What you should do: Retype only the lines from the one containing "Convert this chart to Bokeh code." through the one containing "s_ptibia = [1.0, 0.75, 0.75]", both included, word for word. Pictures stay out of the copy.

Dataset records:
****************

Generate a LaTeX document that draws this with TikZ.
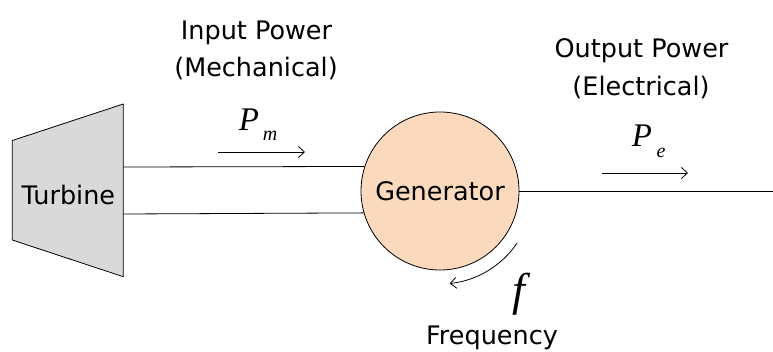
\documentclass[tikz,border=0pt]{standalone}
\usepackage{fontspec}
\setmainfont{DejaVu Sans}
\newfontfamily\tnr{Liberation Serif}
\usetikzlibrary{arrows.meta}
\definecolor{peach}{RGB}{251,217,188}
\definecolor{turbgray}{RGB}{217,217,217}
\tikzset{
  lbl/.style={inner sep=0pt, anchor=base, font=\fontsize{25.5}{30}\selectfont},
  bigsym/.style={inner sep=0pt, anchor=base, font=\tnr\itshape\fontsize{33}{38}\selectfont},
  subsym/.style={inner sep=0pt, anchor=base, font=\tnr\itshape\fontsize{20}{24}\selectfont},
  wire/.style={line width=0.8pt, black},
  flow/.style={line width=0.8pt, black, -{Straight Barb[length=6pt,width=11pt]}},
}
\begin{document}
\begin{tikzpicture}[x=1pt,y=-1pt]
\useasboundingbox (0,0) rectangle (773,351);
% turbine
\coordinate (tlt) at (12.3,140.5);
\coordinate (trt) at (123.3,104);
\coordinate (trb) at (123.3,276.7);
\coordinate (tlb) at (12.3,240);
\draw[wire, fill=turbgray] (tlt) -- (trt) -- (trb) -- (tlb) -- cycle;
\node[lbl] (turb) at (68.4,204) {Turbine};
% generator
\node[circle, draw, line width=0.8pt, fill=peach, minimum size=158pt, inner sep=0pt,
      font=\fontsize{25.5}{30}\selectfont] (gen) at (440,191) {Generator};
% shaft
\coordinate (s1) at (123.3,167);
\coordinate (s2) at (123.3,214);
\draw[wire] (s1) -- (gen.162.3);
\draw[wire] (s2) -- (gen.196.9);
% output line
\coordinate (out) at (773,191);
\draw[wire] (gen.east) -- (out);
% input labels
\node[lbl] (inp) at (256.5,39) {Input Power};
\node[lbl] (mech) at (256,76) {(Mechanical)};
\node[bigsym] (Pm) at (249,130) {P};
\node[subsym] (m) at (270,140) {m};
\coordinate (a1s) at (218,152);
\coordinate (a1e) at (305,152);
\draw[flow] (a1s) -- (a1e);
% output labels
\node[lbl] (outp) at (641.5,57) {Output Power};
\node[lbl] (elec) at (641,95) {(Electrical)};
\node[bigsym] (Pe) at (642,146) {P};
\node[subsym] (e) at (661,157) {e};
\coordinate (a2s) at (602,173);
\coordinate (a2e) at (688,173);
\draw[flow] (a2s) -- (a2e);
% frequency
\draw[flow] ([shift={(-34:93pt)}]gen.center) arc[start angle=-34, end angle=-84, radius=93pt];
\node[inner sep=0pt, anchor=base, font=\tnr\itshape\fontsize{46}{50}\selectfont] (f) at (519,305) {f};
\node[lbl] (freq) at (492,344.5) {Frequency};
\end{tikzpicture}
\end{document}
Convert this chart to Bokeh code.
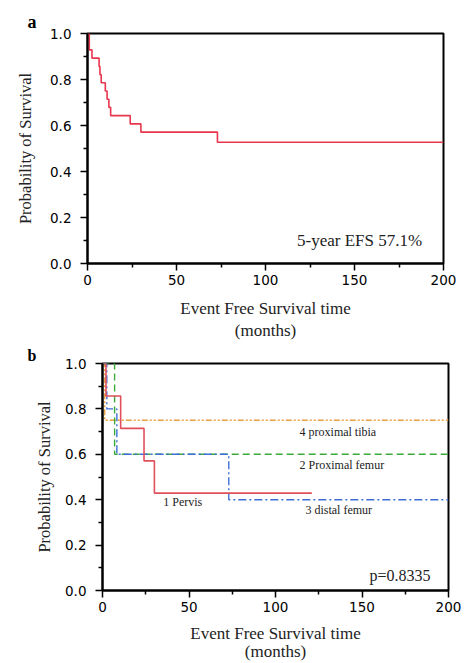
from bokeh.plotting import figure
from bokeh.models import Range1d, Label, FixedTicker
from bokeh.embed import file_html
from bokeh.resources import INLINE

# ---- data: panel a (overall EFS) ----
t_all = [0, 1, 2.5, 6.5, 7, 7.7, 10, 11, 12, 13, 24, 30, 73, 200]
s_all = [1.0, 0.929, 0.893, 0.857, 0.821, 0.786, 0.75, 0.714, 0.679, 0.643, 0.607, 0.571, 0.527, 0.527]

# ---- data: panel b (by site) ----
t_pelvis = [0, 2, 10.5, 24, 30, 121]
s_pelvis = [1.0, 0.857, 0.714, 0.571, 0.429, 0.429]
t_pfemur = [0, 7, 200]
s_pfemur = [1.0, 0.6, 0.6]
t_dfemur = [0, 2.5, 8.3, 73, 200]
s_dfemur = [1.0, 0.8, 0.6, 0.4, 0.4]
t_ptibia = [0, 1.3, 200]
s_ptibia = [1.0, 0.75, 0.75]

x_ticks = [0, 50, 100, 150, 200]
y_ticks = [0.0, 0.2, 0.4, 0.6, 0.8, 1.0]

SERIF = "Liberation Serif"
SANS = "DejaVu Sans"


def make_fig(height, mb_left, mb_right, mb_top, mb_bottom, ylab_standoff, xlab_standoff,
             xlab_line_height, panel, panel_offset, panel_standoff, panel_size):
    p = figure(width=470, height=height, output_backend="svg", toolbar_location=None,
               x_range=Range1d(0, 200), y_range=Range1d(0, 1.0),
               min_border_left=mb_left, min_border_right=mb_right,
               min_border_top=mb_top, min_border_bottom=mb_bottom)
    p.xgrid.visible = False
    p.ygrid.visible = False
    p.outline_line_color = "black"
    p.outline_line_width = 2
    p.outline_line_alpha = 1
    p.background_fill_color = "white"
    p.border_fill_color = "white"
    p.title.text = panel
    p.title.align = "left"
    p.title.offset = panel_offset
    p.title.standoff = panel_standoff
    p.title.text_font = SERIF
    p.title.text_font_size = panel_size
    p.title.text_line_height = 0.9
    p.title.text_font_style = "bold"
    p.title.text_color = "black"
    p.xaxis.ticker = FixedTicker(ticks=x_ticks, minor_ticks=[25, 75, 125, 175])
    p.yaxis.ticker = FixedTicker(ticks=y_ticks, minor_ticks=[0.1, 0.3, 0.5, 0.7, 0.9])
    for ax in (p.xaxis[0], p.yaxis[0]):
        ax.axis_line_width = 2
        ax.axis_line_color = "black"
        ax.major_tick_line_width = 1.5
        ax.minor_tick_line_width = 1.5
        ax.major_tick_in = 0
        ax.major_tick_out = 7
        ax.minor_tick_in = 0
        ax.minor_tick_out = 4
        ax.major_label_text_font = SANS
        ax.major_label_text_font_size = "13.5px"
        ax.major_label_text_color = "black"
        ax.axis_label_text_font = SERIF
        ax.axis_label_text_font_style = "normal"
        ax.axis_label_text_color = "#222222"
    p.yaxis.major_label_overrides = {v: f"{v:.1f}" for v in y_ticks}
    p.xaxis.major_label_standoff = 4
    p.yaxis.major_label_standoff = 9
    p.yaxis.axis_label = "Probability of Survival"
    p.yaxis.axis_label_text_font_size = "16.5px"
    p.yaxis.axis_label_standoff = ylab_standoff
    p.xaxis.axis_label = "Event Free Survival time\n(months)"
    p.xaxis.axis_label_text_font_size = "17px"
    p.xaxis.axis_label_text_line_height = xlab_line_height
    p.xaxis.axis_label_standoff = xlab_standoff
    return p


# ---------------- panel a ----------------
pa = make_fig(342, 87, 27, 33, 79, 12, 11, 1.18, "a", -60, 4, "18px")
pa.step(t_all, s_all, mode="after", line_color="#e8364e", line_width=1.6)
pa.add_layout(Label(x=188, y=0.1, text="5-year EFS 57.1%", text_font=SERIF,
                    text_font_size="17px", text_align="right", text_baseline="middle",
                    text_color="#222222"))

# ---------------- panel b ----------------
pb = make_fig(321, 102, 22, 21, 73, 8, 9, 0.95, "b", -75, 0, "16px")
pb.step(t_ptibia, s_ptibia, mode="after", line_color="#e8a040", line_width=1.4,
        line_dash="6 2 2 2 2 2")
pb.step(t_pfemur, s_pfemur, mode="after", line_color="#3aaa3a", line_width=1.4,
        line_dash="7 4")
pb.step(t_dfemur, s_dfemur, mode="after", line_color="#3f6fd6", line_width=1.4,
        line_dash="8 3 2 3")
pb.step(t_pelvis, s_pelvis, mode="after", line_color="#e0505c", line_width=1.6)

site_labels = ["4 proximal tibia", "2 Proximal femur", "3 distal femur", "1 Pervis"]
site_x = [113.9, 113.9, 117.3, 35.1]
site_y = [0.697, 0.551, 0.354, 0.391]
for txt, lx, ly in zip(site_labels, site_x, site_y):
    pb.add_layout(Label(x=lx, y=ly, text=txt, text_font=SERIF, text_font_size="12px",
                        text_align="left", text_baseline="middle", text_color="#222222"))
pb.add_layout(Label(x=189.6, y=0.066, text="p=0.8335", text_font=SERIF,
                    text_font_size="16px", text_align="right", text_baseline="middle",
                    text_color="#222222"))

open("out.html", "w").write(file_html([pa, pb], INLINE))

****************

Solution:
Convert this chart to Bokeh code.
from bokeh.plotting import figure
from bokeh.models import Range1d, Label, FixedTicker
from bokeh.embed import file_html
from bokeh.resources import INLINE

# ---- data: panel a (overall EFS) ----
t_all = [0, 1, 2.5, 6.5, 7, 7.7, 10, 11, 12, 13, 24, 30, 73, 200]
s_all = [1.0, 0.929, 0.893, 0.857, 0.821, 0.786, 0.75, 0.714, 0.679, 0.643, 0.607, 0.571, 0.527, 0.527]

# ---- data: panel b (by site) ----
t_pelvis = [0, 2, 10.5, 24, 30, 121]
s_pelvis = [1.0, 0.857, 0.714, 0.571, 0.429, 0.429]
t_pfemur = [0, 7, 200]
s_pfemur = [1.0, 0.6, 0.6]
t_dfemur = [0, 2.5, 8.3, 73, 200]
s_dfemur = [1.0, 0.8, 0.6, 0.4, 0.4]
t_ptibia = [0, 1.3, 200]
s_ptibia = [1.0, 0.75, 0.75]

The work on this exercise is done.